Extensibility Is Not A Feature, It Is A Shape

Here is the thing most editors get backwards. They build a fixed program and then bolt a "plugin API" onto the side — a narrow, second-class channel through which extensions may beg for capabilities the core deigns to expose. This is the borrowed power we criticised in Part 1: elisp can only do what the C runtime permits, vimscript only what vim's core allows.

Our editor is written in Scheme. The user extends it in Scheme. There is no boundary to cross, no reduced API, no borrowed power. Every function the editor uses to edit is a function the user can call, redefine, or wrap. Extensibility is not something we add; it is a consequence of the language being the same on both sides. The rest of this part is just giving that power convenient shape: modes and hooks.

Major Modes: Behaviour Per Language

A major mode is the editor's personality for a particular kind of file. Scheme mode knows about parentheses and the Scheme tokenizer from Part 9. Markdown mode knows about headings. C mode knows about braces and semicolons. Exactly one major mode is active in a buffer at a time, and it decides three things: the keymap, the tokenizer, and the indentation rule.

;;; A major mode bundles the per-language behaviour.
;;;   #(name keymap tokenizer indenter)

(define (make-major-mode name keymap tokenizer indenter)
  (vector name keymap tokenizer indenter))
(define (mode-name m)      (vector-ref m 0))
(define (mode-keymap m)    (vector-ref m 1))
(define (mode-tokenizer m) (vector-ref m 2))
(define (mode-indenter m)  (vector-ref m 3))

(define scheme-mode
  (make-major-mode 'scheme scheme-map tokenize-scheme scheme-indent))

(define fundamental-mode
  (make-major-mode 'fundamental global-map (lambda (s) '()) no-indent))
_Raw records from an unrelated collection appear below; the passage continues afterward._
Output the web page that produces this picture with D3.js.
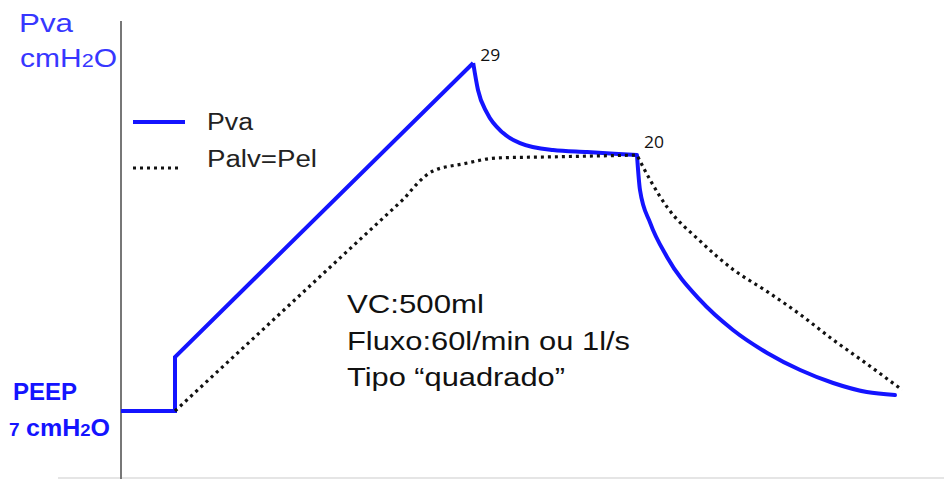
<!DOCTYPE html>
<html>
<head>
<meta charset="utf-8">
<script src="https://cdn.jsdelivr.net/npm/d3@7"></script>
<style>
  body { margin: 0; background: #fff; }
  svg { display: block; font-family: "Liberation Sans", Arial, sans-serif; }
</style>
</head>
<body>
<svg id="chart" width="944" height="479"></svg>
<script>
// time (s) and pressure (cmH2O, schematic)
const pvaTime = [0, 0.09, 0.09, 0.587, 0.595, 0.61, 0.637, 0.665, 0.72, 0.777, 0.86,
                 0.865, 0.882, 0.91, 0.965, 1.02, 1.077, 1.132, 1.187, 1.243, 1.29];
const pvaValue = [7, 7, 10.41, 29, 27.29, 25.84, 24.57, 23.94, 23.5, 23.37, 23.18,
                  20.97, 18.89, 16.74, 14.02, 12.12, 10.67, 9.59, 8.77, 8.2, 8.01];

const pelTime = [0.09, 0.473, 0.52, 0.57, 0.627, 0.71, 0.86,
                 0.882, 0.91, 0.965, 1.02, 1.077, 1.132, 1.187, 1.243, 1.302];
const pelValue = [7, 20.47, 22.17, 22.62, 23.0, 23.06, 23.18,
                  21.6, 19.9, 17.75, 15.95, 14.55, 13.1, 11.5, 9.98, 8.33];

const peakLabels = [{t: 0.587, v: 29, text: "29"}, {t: 0.86, v: 23.18, text: "20"}];
const legendItems = ["Pva", "Palv=Pel"];
const noteLines = ["VC:500ml", "Fluxo:60l/min ou 1l/s", "Tipo \u201cquadrado\u201d"];

const width = 944, height = 479;
const svg = d3.select("#chart");

const x = d3.scaleLinear().domain([0, 1.3717]).range([121, 944]);
const y = d3.scaleLinear().domain([7, 29]).range([411, 63]);

const blue = "#1414ff";
const labelBlue = "#3737ff";
const stretch = "spacingAndGlyphs";

// axes
svg.append("line")
    .attr("x1", 58).attr("x2", width)
    .attr("y1", 478).attr("y2", 478)
    .attr("stroke", "#dcdcdc").attr("stroke-width", 1.5);
svg.append("line")
    .attr("x1", x(0)).attr("x2", x(0))
    .attr("y1", 21).attr("y2", height)
    .attr("stroke", "#777").attr("stroke-width", 2);

const pva = pvaTime.map((t, i) => [t, pvaValue[i]]);
const pel = pelTime.map((t, i) => [t, pelValue[i]]);

const straight = d3.line().x(d => x(d[0])).y(d => y(d[1]));
const smooth = d3.line().x(d => x(d[0])).y(d => y(d[1])).curve(d3.curveMonotoneX);

svg.append("path")
    .attr("d", straight(pva.slice(0, 4)))
    .attr("fill", "none").attr("stroke", blue).attr("stroke-width", 4);
svg.append("path")
    .attr("d", smooth(pva.slice(3, 11)))
    .attr("fill", "none").attr("stroke", blue).attr("stroke-width", 4);
svg.append("path")
    .attr("d", smooth(pva.slice(10)))
    .attr("fill", "none").attr("stroke", blue).attr("stroke-width", 4)
    .attr("stroke-linecap", "round");

svg.append("path")
    .attr("d", straight(pel.slice(0, 2)) +
               smooth(pel.slice(1, 7)).replace(/^M/, "L") +
               smooth(pel.slice(6)).replace(/^M/, "L"))
    .attr("fill", "none").attr("stroke", "#111").attr("stroke-width", 3.2)
    .attr("stroke-dasharray", "3,4");

// peak values
const peakOffset = [[7, -2], [7, -7]];
svg.selectAll("text.peak")
    .data(peakLabels)
    .enter().append("text")
    .attr("class", "peak")
    .attr("x", (d, i) => x(d.t) + peakOffset[i][0])
    .attr("y", (d, i) => y(d.v) + peakOffset[i][1])
    .attr("font-family", "'Open Sans', sans-serif")
    .attr("font-size", 17)
    .attr("textLength", 20).attr("lengthAdjust", stretch)
    .attr("fill", "#111")
    .text(d => d.text);

// legend
const legend = svg.append("g");
legend.append("line")
    .attr("x1", 133).attr("x2", 185).attr("y1", 122).attr("y2", 122)
    .attr("stroke", blue).attr("stroke-width", 4);
legend.append("line")
    .attr("x1", 133).attr("x2", 182).attr("y1", 168).attr("y2", 168)
    .attr("stroke", "#111").attr("stroke-width", 3.2).attr("stroke-dasharray", "3,4");
const legendWidth = [46, 110];
legend.selectAll("text")
    .data(legendItems)
    .enter().append("text")
    .attr("x", 207)
    .attr("y", (d, i) => 130 + i * 37)
    .attr("font-size", 23)
    .attr("textLength", (d, i) => legendWidth[i]).attr("lengthAdjust", stretch)
    .attr("fill", "#222")
    .text(d => d);

// notes
const noteWidth = [137, 283, 218];
svg.append("g").selectAll("text")
    .data(noteLines)
    .enter().append("text")
    .attr("x", 347)
    .attr("y", (d, i) => 313 + i * 36.5)
    .attr("font-size", 25)
    .attr("textLength", (d, i) => noteWidth[i]).attr("lengthAdjust", stretch)
    .attr("fill", "#111")
    .text(d => d);

// y labels
svg.append("text")
    .attr("x", 19).attr("y", 32)
    .attr("font-size", 25).attr("textLength", 54).attr("lengthAdjust", stretch)
    .attr("fill", labelBlue)
    .text("Pva");
const unitTop = svg.append("text")
    .attr("x", 20).attr("y", 67)
    .attr("font-size", 25).attr("fill", labelBlue).attr("lengthAdjust", stretch)
    .attr("textLength", 97)
    .text("cmH");
unitTop.append("tspan").attr("font-size", 18).text("2");
unitTop.append("tspan").text("O");

svg.append("text")
    .attr("x", 13).attr("y", 400)
    .attr("font-size", 23).attr("font-weight", "bold").attr("fill", blue)
    .attr("textLength", 64).attr("lengthAdjust", stretch)
    .text("PEEP");
svg.append("text")
    .attr("x", 9).attr("y", 436)
    .attr("font-size", 19).attr("font-weight", "bold").attr("fill", blue)
    .text("7");
const unitBottom = svg.append("text")
    .attr("x", 26).attr("y", 436)
    .attr("font-size", 23).attr("font-weight", "bold").attr("fill", blue)
    .attr("textLength", 84).attr("lengthAdjust", stretch)
    .text("cmH");
unitBottom.append("tspan").attr("font-size", 17).text("2");
unitBottom.append("tspan").text("O");
</script>
</body>
</html>
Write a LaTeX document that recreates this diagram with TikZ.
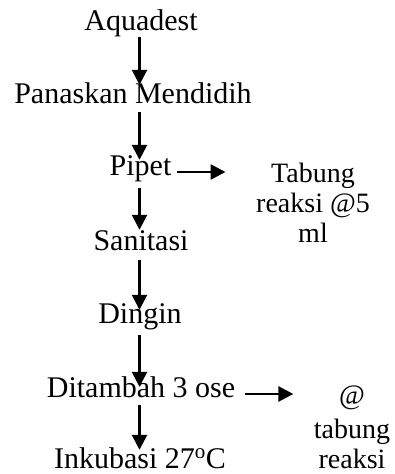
\documentclass[tikz,border=0pt]{standalone}
\usepackage{fontspec}
\newfontfamily\timesfont{Liberation Serif}
\usetikzlibrary{arrows.meta}
\tikzset{
  step node/.style={font=\timesfont\fontsize{30}{34}\selectfont, inner sep=0pt,
    text height=21pt, text depth=7pt, anchor=base},
  side note/.style={font=\timesfont\fontsize{28}{30}\selectfont, inner sep=0pt,
    align=center, anchor=north},
  flow/.style={line width=2.6pt, -{Triangle[width=15pt,length=15pt]}}
}
\begin{document}
\begin{tikzpicture}[x=1pt,y=-1pt]
\useasboundingbox (0,0) rectangle (395,474);
\coordinate (axis) at (139.5,0);

% main sequence of steps
\node[step node] (aqua) at (141,30)  {Aquadest};
\node[step node] (pan)  at (133,103) {Panaskan Mendidih};
\node[step node] (pip)  at (140.5,175) {Pipet};
\node[step node] (san)  at (141,250) {Sanitasi};
\node[step node] (din)  at (140,323) {Dingin};
\node[step node] (dit)  at (141,397) {Ditambah 3 ose};
\node[step node] (ink)  at (140,468) {Inkubasi 27\textsuperscript{o}C};

% side notes
\node[side note] (tab) at (313,163) {Tabung\\reaksi @5\\ml};
\node[side note] (per) at (352,386) {@\\[4pt]tabung\\reaksi};

% vertical connectors
\draw[flow, shorten >=-3pt] (aqua.south -| axis) -- (pan.north -| axis);
\draw[flow, shorten <=2pt, shorten >=-6pt] (pan.south -| axis) -- (pip.north -| axis);
\draw[flow, shorten <=6pt, shorten >=-1pt] (pip.south -| axis) -- (san.north -| axis);
\draw[flow, shorten <=3pt, shorten >=-8pt] (san.south -| axis) -- (din.north -| axis);
\draw[flow, shorten <=5pt, shorten >=-11pt] (din.south -| axis) -- (dit.north -| axis);
\draw[flow, shorten <=1pt, shorten >=-3pt] (dit.south -| axis) -- (ink.north -| axis);

% horizontal connectors toward the notes
\draw[flow] ([shift={(5pt,3pt)}]pip.base east) -- ++(49pt,0pt);
\draw[flow] ([shift={(10pt,3pt)}]dit.base east) -- ++(48pt,0pt);
\end{tikzpicture}
\end{document}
The editor picks a major mode when it opens a file, usually by extension. This is just a table lookup — and, being data, the user can extend it:

(define auto-mode-alist
  (list (cons ".scm" scheme-mode)
        (cons ".ss"  scheme-mode)
        (cons ".md"  markdown-mode)))

;; Choose a major mode from a filename, defaulting to fundamental.
(define (mode-for-file path)
  (let ((cell (assoc (file-extension path) auto-mode-alist)))
    (if cell (cdr cell) fundamental-mode)))

(define (set-major-mode! eb mode)
  (eb-set-mode! eb mode)
  (eb-set-tokenizer! eb (mode-tokenizer mode))
  (run-hooks eb (mode-hook-name mode)))          ; more on hooks below

Minor Modes: Composable, Optional, Many

Where exactly one major mode is active, any number of minor modes can be layered on top. Line numbers, auto-indent, a spell-checker, a live-error overlay — each is an independent, toggleable feature. The design challenge is composition: several minor modes may all want to bind keys or react to edits, without stepping on each other or on the major mode.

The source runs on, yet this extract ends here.